Associate professor of politics Joan Cocks (far left) discusses a point with students in her Introduction to Critical Social Thought course. It examines the concept of self through the "lenses" of competing political and social philosophies, and traces the historical development of critical theory from Plato to the Frankfurt School.
A written proposal is a student's entry into the program--her rationale for choosing the major, the questions she seeks to explore, and her proposed course of study. Each major has two faculty advisers. They and the department chair review each proposal, helping the student narrow her focus and clarify her ideas. Given the program's goal to join philosophical reflection, social analysis, cultural interpretation, and political critique, writing the proposal can be a daunting endeavor. Brown explains, "You keep rewriting your proposal. It's always mutating, because your ideas keep changing, and that's the reason you're in the major. It's not a major that's 1, 2, 3 and you're done."
Mona Ali '96, now enrolled in the Ph.D. program in political economy at The New School for Social Research, would rather not share the thrust of her original proposal. "It was very pretentious," she says with a laugh. Ali coupled a major in economics with one in CST because she wanted to "rethink economics from a critical perspective." Her focus on identity politics incorporated her own multiple identities as a woman of color, a Pakistani, and a Muslim and how those shape the way she views the world. "Having a sophisticated notion of how identity is produced," she explains, "helped my study of economics. I was able to bring back to economics the critical thinking skills I acquired in CST."
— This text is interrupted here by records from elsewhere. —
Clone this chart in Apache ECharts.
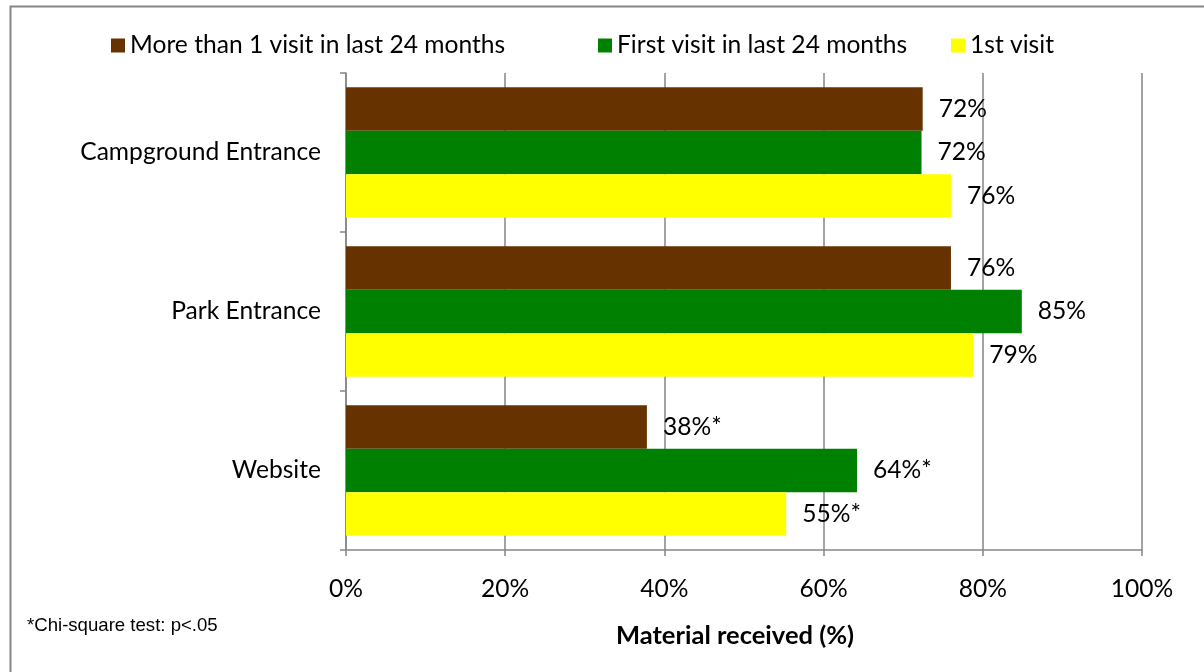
<!DOCTYPE html>
<html><head><meta charset="utf-8">
<script src="https://cdn.jsdelivr.net/npm/echarts@6/dist/echarts.min.js"></script>
<style>html,body{margin:0;padding:0;background:#fff}#c{width:1204px;height:672px}</style>
</head><body><div id="c"></div>
<script>
const categories = ['Campground Entrance', 'Park Entrance', 'Website'];
const significant = [false, false, true];
const seriesNames = ['More than 1 visit in last 24 months', 'First visit in last 24 months', '1st visit'];
const moreThanOne = [72.45, 76.0, 37.8];
const firstVisit24 = [72.3, 84.9, 64.2];
const firstVisit = [76.0, 78.8, 55.3];
const xTicks = [0, 20, 40, 60, 80, 100];
const colors = ['#663300', '#008000', '#FFFF00'];
const FONT = 'Lato';
const FS = 24.6;

const chart = echarts.init(document.getElementById('c'));
const labelCfg = {
  show: true, position: 'right', distance: 16,
  color: '#000', fontFamily: FONT, fontSize: FS,
  formatter: p => Math.round(p.value) + '%' + (significant[p.dataIndex] ? '*' : '')
};
const mk = (name, data, i) => ({
  name, type: 'bar', data, barGap: '0%', barCategoryGap: '17.8%',
  itemStyle: { color: colors[i] }, label: labelCfg
});
const legendBase = { top: 28, itemWidth: 14, itemHeight: 14, icon: 'rect',
  textStyle: { fontFamily: FONT, fontSize: FS, color: '#000' }, itemGap: 6 };
chart.setOption({
  animation: false,
  grid: { left: 346, right: 62, top: 73, bottom: 122 },
  legend: [
    Object.assign({}, legendBase, { left: 106, data: [seriesNames[0]] }),
    Object.assign({}, legendBase, { left: 593, data: [seriesNames[1]] }),
    Object.assign({}, legendBase, { left: 946, data: [seriesNames[2]] })
  ],
  xAxis: {
    type: 'value', min: 0, max: 100, interval: 20,
    axisLine: { show: true, lineStyle: { color: '#868686', width: 1.5 } },
    axisTick: { show: true, length: 6, lineStyle: { color: '#868686', width: 1.5 } },
    splitLine: { show: true, lineStyle: { color: '#868686', width: 1.5 } },
    axisLabel: { margin: 27, color: '#000', fontFamily: FONT, fontSize: FS,
      formatter: v => xTicks.includes(v) ? v + '%' : '' }
  },
  yAxis: {
    type: 'category', data: categories, inverse: true,
    axisLine: { show: true, lineStyle: { color: '#868686', width: 1.5 } },
    axisTick: { show: true, length: 6, inside: false, lineStyle: { color: '#868686', width: 1.5 } },
    axisLabel: { margin: 25, color: '#000', fontFamily: FONT, fontSize: FS }
  },
  series: [mk(seriesNames[0], moreThanOne, 0), mk(seriesNames[1], firstVisit24, 1), mk(seriesNames[2], firstVisit, 2)],
  graphic: [
    { type: 'rect', left: 8, top: 4, shape: { width: 1220, height: 690 }, silent: true,
      style: { fill: 'none', stroke: '#868686', lineWidth: 2 } },
    { type: 'text', x: 735, y: 636, style: { text: 'Material received (%)', align: 'center', verticalAlign: 'middle', fontFamily: FONT, fontSize: 25.5, fontWeight: 'bold', fill: '#000' } },
    { type: 'text', x: 27, y: 626, style: { text: '*Chi-square test: p<.05', verticalAlign: 'middle', fontFamily: 'Liberation Sans', fontSize: 18.6, fill: '#000' } }
  ]
});
</script></body></html>
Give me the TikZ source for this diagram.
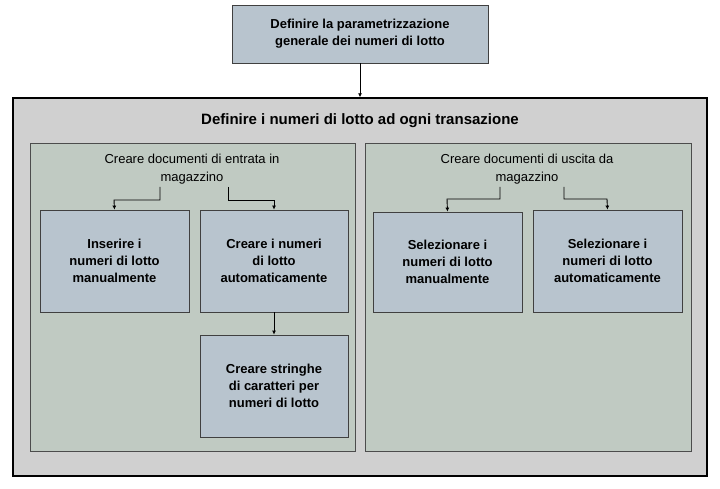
\documentclass[tikz,border=0pt]{standalone}
\usepackage{fontspec}
\setmainfont{Liberation Sans}
\begin{document}
\begin{tikzpicture}[x=1pt,y=-1pt,
  box/.style={draw=black!75,fill=boxc,line width=0.8pt,align=center,font=\fontsize{13}{17}\selectfont\bfseries,inner sep=0pt},
  panel/.style={draw=black!70,fill=panelc,line width=0.8pt},
  arr/.style={-{Latex[length=4pt,width=4pt]},line width=0.9pt}]
\definecolor{boxc}{HTML}{B8C4CE}
\definecolor{panelc}{HTML}{C0CAC2}
\definecolor{outerc}{HTML}{D0D0D0}
\usetikzlibrary{arrows.meta}
\useasboundingbox (0,0) rectangle (720,489);
\node[box,minimum width=256,minimum height=58] (top) at (360,34) {Definire la parametrizzazione\\generale dei numeri di lotto};
\node[draw=black,fill=outerc,line width=1.4pt,minimum width=694,minimum height=378,inner sep=0pt] (outer) at (360,287) {};
\node[font=\fontsize{15}{18}\selectfont\bfseries] (title) at (360,121) {Definire i numeri di lotto ad ogni transazione};
\draw[arr] (top.south) -- (outer.north);
\node[panel,minimum width=325,minimum height=308,inner sep=0pt] (lp) at (192.5,297) {};
\node[panel,minimum width=326,minimum height=308,inner sep=0pt] (rp) at (528,297) {};
\node[align=center,font=\fontsize{13}{18}\selectfont] (lh) at (192,169) {Creare documenti di entrata in\\magazzino};
\node[align=center,font=\fontsize{13}{18}\selectfont] (rh) at (527,169) {Creare documenti di uscita da\\magazzino};
\node[box,minimum width=149,minimum height=102] (b1) at (114.5,261) {Inserire i\\numeri di lotto\\manualmente};
\node[box,minimum width=148,minimum height=102] (b2) at (274,261) {Creare i numeri\\di lotto\\automaticamente};
\node[box,minimum width=148,minimum height=102] (b3) at (274,386) {Creare stringhe\\di caratteri per\\numeri di lotto};
\node[box,minimum width=149,minimum height=100] (b4) at (447.5,262) {Selezionare i\\numeri di lotto\\manualmente};
\node[box,minimum width=149,minimum height=102] (b5) at (607.5,261) {Selezionare i\\numeri di lotto\\automaticamente};
\coordinate (l1) at (160,187); \coordinate (l2) at (228,187);
\coordinate (r1) at (500,187); \coordinate (r2) at (564,187);
\draw[arr] (l1) |- (114,200) -- (b1.north);
\draw[arr] (l2) |- (274,200) -- (b2.north);
\draw[arr] (r1) |- (447,199) -- (b4.north);
\draw[arr] (r2) |- (607,199) -- (b5.north);
\draw[arr] (b2.south) -- (b3.north);
\end{tikzpicture}
\end{document}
Graduates of the CST program (it was a special major until 1995) have gone on to graduate programs in educational policy at Stanford, art history at Yale, public health at Harvard, and law school. One alumna is the education director of the White House Fellows Program, another worked for women's rights in Bangladesh, and still another is a poet and high school teacher. CST majors know that their search for answers to "impossible" questions, and the critical thinking and writing skills that this rigorous quest instills, can lead to exciting--and impossible to predict--destinations.